This week I am in Moab, Utah, which is so painfully beautiful that it is hard to handle.
Moab sits in a valley surrounded by dreamlike sandstone foundations, with the La Sal mountains towering to the southeast of the city. Arches and Canyonlands National Parks are nearby, as well as petroglyphs and Bureau of Land Management land. The soil under your feet feels ancient and new at once. The stars look so bright and heavy at night that you have to wonder how the sky doesn’t come crashing down.
I normally write this column about television, but who has time for television when surrounded by a landscape like this?
You’re going to tell me that the local residents undoubtedly have time for television, and you would be correct – I find plenty of time to watch TV back home in Colorado Springs, another dramatically beautiful tourist destination.
When a place is new, it overwhelms you.
There is power, however, in being a newcomer. When a place is new, it overwhelms you. Of course you don’t have time for something as mediated and carefully crafted as TV, even really good TV. You are too busy living.
I’m not much of a travel writer at this point in my life, so I’m not going to bore you with a long list of Moab attractions to check out. Suffice it to say that nothing can really prepare a visitor for the dramatism of Arches, or for the perfect simplicity of the Moab Diner. Words are insufficient.
What I do want to talk about are dinosaurs. Places like Willow Springs Dinosaur Tracks and the Poison Spider Dinosaur Tracksite, among many others, are just a short drive away.
The petrified tracks of long-dead animals should not be this haunting, or at the very least, I did not expect them to be.
However, with the world perpetually in crisis and the end of the human race always around the corner, at least according to the internet, I get a chill down my spine when I realize that a species has once dominated this earth, and then disappeared, with tourists like me now tracing its routes while tiny shivers run down our collective spines.
Will the human species drown in history too one day? Million of years from now, will someone else trace our tracks – and whatever else we manage to leave behind – with this endless fascination?
I consider this question in light of other cultures that existed long before the United States of America was created and expanded. There are petroglyphs at Poison Spider, for example, which are attributed to the Fremont People. They lived here, and made art, before the place was ever known as Poison Spider.
A local legend states that a little girl died at the site from a spider bite, thousands of years after the petroglyphs came to be, and millions of years after a dinosaur walked through the landscape. The layers upon layers of stories intersect, but the intersections are hard to pin down and distill into a single narrative.
History itself is not static, but living. It’s places like Moab that most readily reveal this.
Remember me, the dinosaur footprints say. Remember me, say the petroglyphs. It makes me wonder how the people of my time here on Earth will be remembered – will there be awe, or will there be derision? Maybe a little bit of both?
Interacting with ancient history is humbling, and not just because it makes you feel small (although it can be very freeing to feel this way). It’s because ancient history only reveals itself in bits and pieces, it is never whole to the modern eye, nor is it meant to be. My son, for example, told me that he has been thinking about what the dinosaurs were doing when they were making tracks in the area – hunting? Running from the enemy? Enjoying the sunlight and the wind as we have been?

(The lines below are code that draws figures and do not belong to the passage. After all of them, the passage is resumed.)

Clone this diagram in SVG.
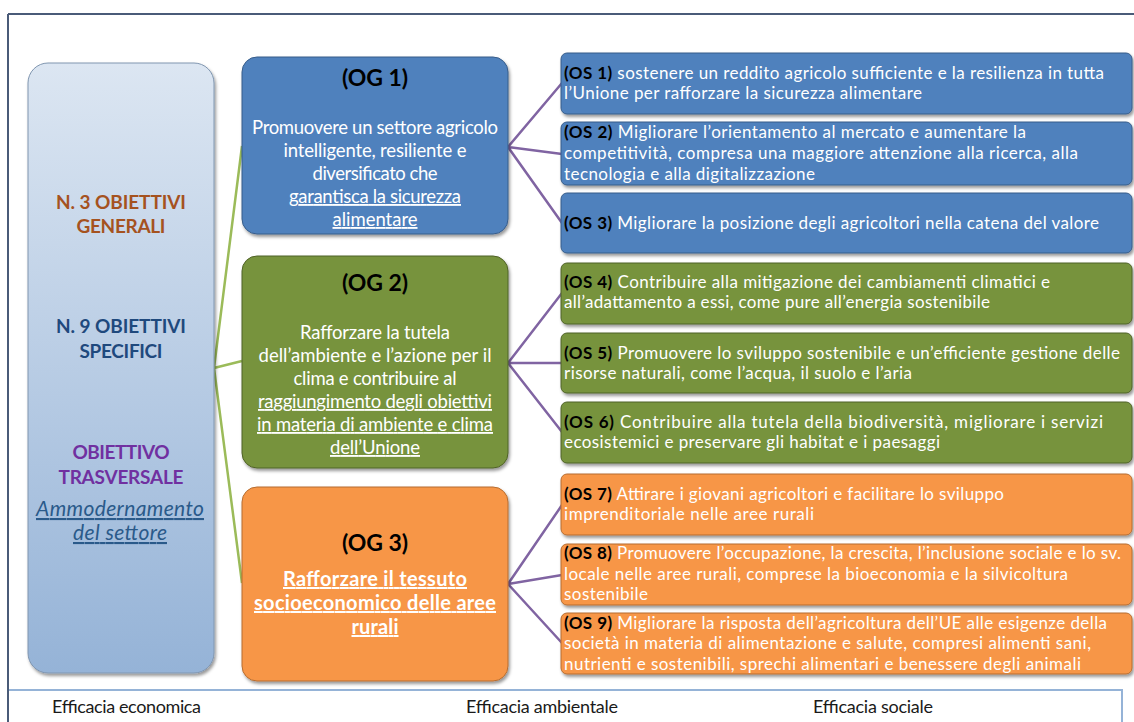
<svg xmlns="http://www.w3.org/2000/svg" width="1134" height="722" viewBox="0 0 1134 722">
<style>
text{font-family:Lato,"Liberation Sans",sans-serif}
.os{font-size:17px;fill:#ffffff}
.lab{fill:#000000;font-weight:bold}
.ogt{font-size:23px;font-weight:bold;fill:#000000}
.ogb{font-size:18.5px;fill:#ffffff}
.u{text-decoration:underline}
.ogb3{font-size:20px;font-weight:bold;fill:#ffffff;text-decoration:underline}
.left{font-size:19px;font-weight:bold}
.foot{font-size:18px;fill:#1a1a1a}
.blue{fill:#4f81bd;stroke:#385d8a;stroke-width:1}
.green{fill:#77933c;stroke:#4f6228;stroke-width:1}
.orange{fill:#f79646;stroke:#b66d31;stroke-width:1}
.gl{stroke:#9bbb59;stroke-width:2.5;fill:none}
.pl{stroke:#8064a2;stroke-width:2.5;fill:none}
</style>
<defs>
<linearGradient id="lg" x1="0" y1="0" x2="0" y2="1">
<stop offset="0" stop-color="#dce6f2"/>
<stop offset="1" stop-color="#95b3d7"/>
</linearGradient>
<filter id="sh" x="-10%" y="-10%" width="120%" height="130%">
<feDropShadow dx="1.5" dy="2.5" stdDeviation="1.8" flood-color="#000" flood-opacity="0.4"/>
</filter>
</defs>
<rect x="0" y="0" width="1134" height="722" fill="#ffffff"/>
<g id="frame">
<line x1="8" y1="14" x2="1134" y2="14" stroke="#4a5b78" stroke-width="2"/>
<rect x="8" y="690" width="1114" height="40" fill="#ffffff" stroke="#95b3d7" stroke-width="2"/>
<line x1="8" y1="14" x2="8" y2="722" stroke="#4a5b78" stroke-width="2"/>
</g>
<g id="connectors">
<path class="gl" d="M214,368 L242,146 M214,368 L242,361 M214,368 L242,583"/>
<path class="pl" d="M508,147 L562,83 M508,147 L562,154 M508,147 L562,223"/>
<path class="pl" d="M508,363 L562,293 M508,363 L562,363 M508,363 L562,432"/>
<path class="pl" d="M508,584 L562,505 M508,584 L562,575 M508,584 L562,643"/>
</g>
<g id="left-box">
<rect x="28" y="63" width="186" height="610" rx="20" fill="url(#lg)" stroke="#8096b0" stroke-width="1" filter="url(#sh)"/>
<text class="left" x="121" y="209" text-anchor="middle" fill="#a5521f" textLength="130" lengthAdjust="spacing">N. 3 OBIETTIVI</text>
<text class="left" x="121" y="233" text-anchor="middle" fill="#a5521f" textLength="89" lengthAdjust="spacing">GENERALI</text>
<text class="left" x="121" y="333" text-anchor="middle" fill="#1f497d" textLength="130" lengthAdjust="spacing">N. 9 OBIETTIVI</text>
<text class="left" x="121" y="358" text-anchor="middle" fill="#1f497d" textLength="83" lengthAdjust="spacing">SPECIFICI</text>
<text class="left" x="121" y="459" text-anchor="middle" fill="#7030a0" textLength="97" lengthAdjust="spacing">OBIETTIVO</text>
<text class="left" x="121" y="484" text-anchor="middle" fill="#7030a0" textLength="125" lengthAdjust="spacing">TRASVERSALE</text>
<text x="120" y="516" text-anchor="middle" fill="#2a5a8a" font-size="21" font-style="italic" text-decoration="underline" textLength="168" lengthAdjust="spacing">Ammodernamento</text>
<text x="120" y="540" text-anchor="middle" fill="#2a5a8a" font-size="21" font-style="italic" text-decoration="underline" textLength="94" lengthAdjust="spacing">del settore</text>
</g>
<g id="og1">
<rect class="blue" x="242" y="57" width="266" height="177" rx="15" filter="url(#sh)"/>
<text class="ogt" x="375" y="86" text-anchor="middle" textLength="66" lengthAdjust="spacing">(OG 1)</text>
<text class="ogb" x="375" y="134" text-anchor="middle" textLength="246" lengthAdjust="spacing">Promuovere un settore agricolo</text>
<text class="ogb" x="375" y="157" text-anchor="middle" textLength="183" lengthAdjust="spacing">intelligente, resiliente e</text>
<text class="ogb" x="375" y="180" text-anchor="middle" textLength="125" lengthAdjust="spacing">diversificato che</text>
<text class="ogb u" x="375" y="203" text-anchor="middle" textLength="172" lengthAdjust="spacing">garantisca la sicurezza</text>
<text class="ogb u" x="375" y="226" text-anchor="middle" textLength="85" lengthAdjust="spacing">alimentare</text>
</g>
<g id="og2">
<rect class="green" x="242" y="256" width="266" height="212" rx="15" filter="url(#sh)"/>
<text class="ogt" x="375" y="291" text-anchor="middle" textLength="66" lengthAdjust="spacing">(OG 2)</text>
<text class="ogb" x="375" y="339" text-anchor="middle" textLength="150" lengthAdjust="spacing">Rafforzare la tutela</text>
<text class="ogb" x="375" y="362" text-anchor="middle" textLength="233" lengthAdjust="spacing">dell’ambiente e l’azione per il</text>
<text class="ogb" x="375" y="385" text-anchor="middle" textLength="163" lengthAdjust="spacing">clima e contribuire al</text>
<text class="ogb u" x="375" y="408" text-anchor="middle" textLength="234" lengthAdjust="spacing">raggiungimento degli obiettivi</text>
<text class="ogb u" x="375" y="431" text-anchor="middle" textLength="236" lengthAdjust="spacing">in materia di ambiente e clima</text>
<text class="ogb u" x="375" y="454" text-anchor="middle" textLength="90" lengthAdjust="spacing">dell’Unione</text>
</g>
<g id="og3">
<rect class="orange" x="242" y="487" width="266" height="194" rx="15" filter="url(#sh)"/>
<text class="ogt" x="375" y="551" text-anchor="middle" textLength="66" lengthAdjust="spacing">(OG 3)</text>
<text class="ogb3" x="375" y="586" text-anchor="middle" textLength="184" lengthAdjust="spacing">Rafforzare il tessuto</text>
<text class="ogb3" x="375" y="610" text-anchor="middle" textLength="242" lengthAdjust="spacing">socioeconomico delle aree</text>
<text class="ogb3" x="375" y="634" text-anchor="middle" textLength="47" lengthAdjust="spacing">rurali</text>
</g>
<g id="os1">
<rect class="blue" x="561" y="53" width="571" height="61" rx="6" filter="url(#sh)"/>
<text class="os" x="564" y="79" textLength="540" lengthAdjust="spacing"><tspan class="lab">(OS 1)</tspan> sostenere un reddito agricolo sufficiente e la resilienza in tutta</text>
<text class="os" x="564" y="99" textLength="358" lengthAdjust="spacing">l’Unione  per rafforzare la sicurezza alimentare</text>
</g>
<g id="os2">
<rect class="blue" x="561" y="122" width="571" height="63" rx="6" filter="url(#sh)"/>
<text class="os" x="564" y="138" textLength="462" lengthAdjust="spacing"><tspan class="lab">(OS 2)</tspan> Migliorare l’orientamento al mercato e aumentare la</text>
<text class="os" x="564" y="159" textLength="514" lengthAdjust="spacing">competitività, compresa una maggiore attenzione alla ricerca, alla</text>
<text class="os" x="564" y="180" textLength="251" lengthAdjust="spacing">tecnologia e alla digitalizzazione</text>
</g>
<g id="os3">
<rect class="blue" x="561" y="193" width="571" height="60" rx="6" filter="url(#sh)"/>
<text class="os" x="564" y="229" textLength="535" lengthAdjust="spacing"><tspan class="lab">(OS 3)</tspan> Migliorare la posizione degli agricoltori nella catena del valore</text>
</g>
<g id="os4">
<rect class="green" x="561" y="263" width="571" height="61" rx="6" filter="url(#sh)"/>
<text class="os" x="564" y="288" textLength="486" lengthAdjust="spacing"><tspan class="lab">(OS 4)</tspan> Contribuire alla mitigazione dei cambiamenti climatici e</text>
<text class="os" x="564" y="308" textLength="426" lengthAdjust="spacing">all’adattamento a essi, come pure all’energia sostenibile</text>
</g>
<g id="os5">
<rect class="green" x="561" y="333" width="571" height="60" rx="6" filter="url(#sh)"/>
<text class="os" x="564" y="359" textLength="556" lengthAdjust="spacing"><tspan class="lab">(OS 5)</tspan> Promuovere lo sviluppo sostenibile e un’efficiente gestione delle</text>
<text class="os" x="564" y="379" textLength="348" lengthAdjust="spacing">risorse naturali, come l’acqua,  il suolo e l’aria</text>
</g>
<g id="os6">
<rect class="green" x="561" y="402" width="571" height="61" rx="6" filter="url(#sh)"/>
<text class="os" x="564" y="428" textLength="539" lengthAdjust="spacing"><tspan class="lab">(OS 6)</tspan> Contribuire alla tutela della biodiversità, migliorare i servizi</text>
<text class="os" x="564" y="448" textLength="376" lengthAdjust="spacing">ecosistemici e preservare gli habitat e i paesaggi</text>
</g>
<g id="os7">
<rect class="orange" x="561" y="474" width="571" height="61" rx="6" filter="url(#sh)"/>
<text class="os" x="564" y="500" textLength="440" lengthAdjust="spacing"><tspan class="lab">(OS 7)</tspan> Attirare i giovani agricoltori e facilitare lo sviluppo</text>
<text class="os" x="564" y="520" textLength="250" lengthAdjust="spacing">imprenditoriale nelle aree rurali</text>
</g>
<g id="os8">
<rect class="orange" x="561" y="544" width="571" height="61" rx="6" filter="url(#sh)"/>
<text class="os" x="564" y="559" textLength="557" lengthAdjust="spacing"><tspan class="lab">(OS 8)</tspan> Promuovere l’occupazione,  la crescita, l’inclusione sociale e lo sv.</text>
<text class="os" x="564" y="580" textLength="504" lengthAdjust="spacing">locale nelle aree rurali, comprese la bioeconomia  e la silvicoltura</text>
<text class="os" x="564" y="600" textLength="84" lengthAdjust="spacing">sostenibile</text>
</g>
<g id="os9">
<rect class="orange" x="561" y="613" width="571" height="61" rx="6" filter="url(#sh)"/>
<text class="os" x="564" y="629" textLength="543" lengthAdjust="spacing"><tspan class="lab">(OS 9)</tspan> Migliorare la risposta dell’agricoltura  dell’UE alle esigenze della</text>
<text class="os" x="564" y="649" textLength="527" lengthAdjust="spacing">società in materia di alimentazione e salute, compresi alimenti sani,</text>
<text class="os" x="564" y="670" textLength="517" lengthAdjust="spacing">nutrienti e sostenibili, sprechi alimentari e benessere degli animali</text>
</g>
<g id="footer">
<text class="foot" x="52" y="713" textLength="149" lengthAdjust="spacing">Efficacia economica</text>
<text class="foot" x="466" y="713" textLength="152" lengthAdjust="spacing">Efficacia ambientale</text>
<text class="foot" x="813" y="713" textLength="120" lengthAdjust="spacing">Efficacia sociale</text>
</g>
</svg>
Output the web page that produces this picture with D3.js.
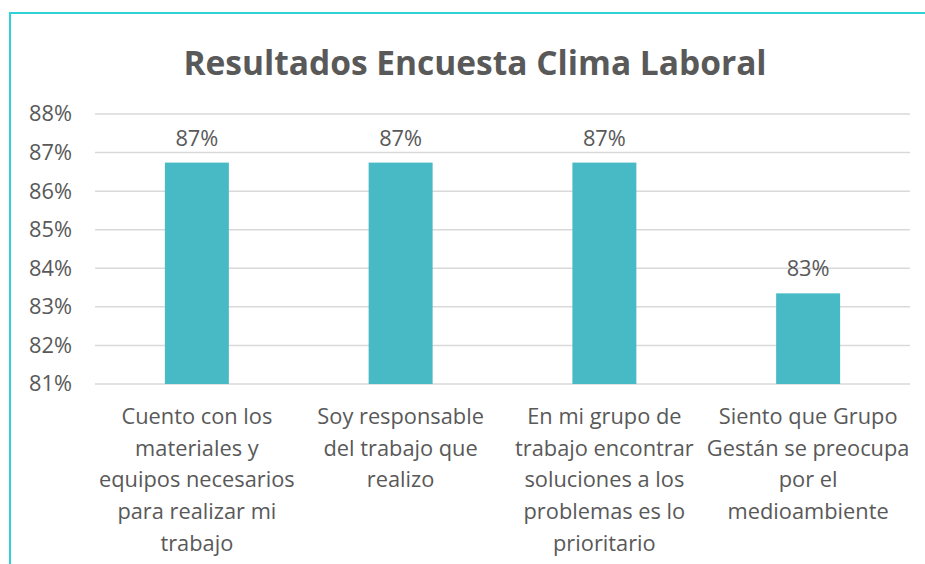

In the gaps between pieces of knowledge, legends and fiction are born. It’s no wonder the American West has inspired so much of it. One of the latest iterations is Netflix’s American Primeval (here I go talking about television, inevitably), which is very bloody and savage when it comes to retelling more recent Utah history, and which I recommend you watch sparingly.
My more important recommendation is just to see Utah for yourself.